Paul-Henri Thiry, Baron d'Holbach (1723–89) was a French philosopher during the Enlightenment. He was an author, and one of the Encyclopedists (French Encyclopédie) who advocated naturalistic and materialistic ideas.[1]

His most well known work was Système de la nature (The System of Nature) published in 1770, which was first published under the name of Jean-Baptiste de Mirabaud (a former secretary of the Académie française who had died about ten years previously).

Thiry was an opponent of Christianity and religion. He was also an early advocate of atheism in Europe.

Works related to atheism

The Stanford Encyclopedia of Philosophy says concerning the work of Paul-Henri Thiry/Baron d'Holbach:

Although indeed Holbach devotes the entire second volume of Système de la nature and all of Le Bon Sens to the defense of atheism and the criticism of particular claims about God, his views do not hold great philosophical interest.
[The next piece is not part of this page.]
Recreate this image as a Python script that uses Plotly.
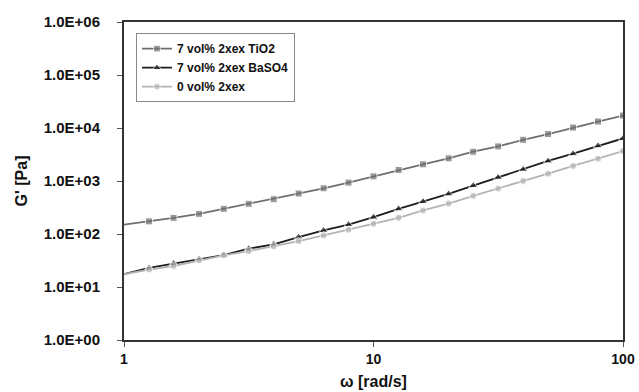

They emphasize well worn topics such as the problem of evil, the impossibility of discussing intelligibly what is unknowable, the suspect psychological origins of religious belief, and the confusion of traditional descriptions of God in terms that are simply the negation of genuine descriptive terms: for example, to say that God is infinite is just to deny that God is finite. None of these arguments is unique to Holbach or especially well presented by him.[2]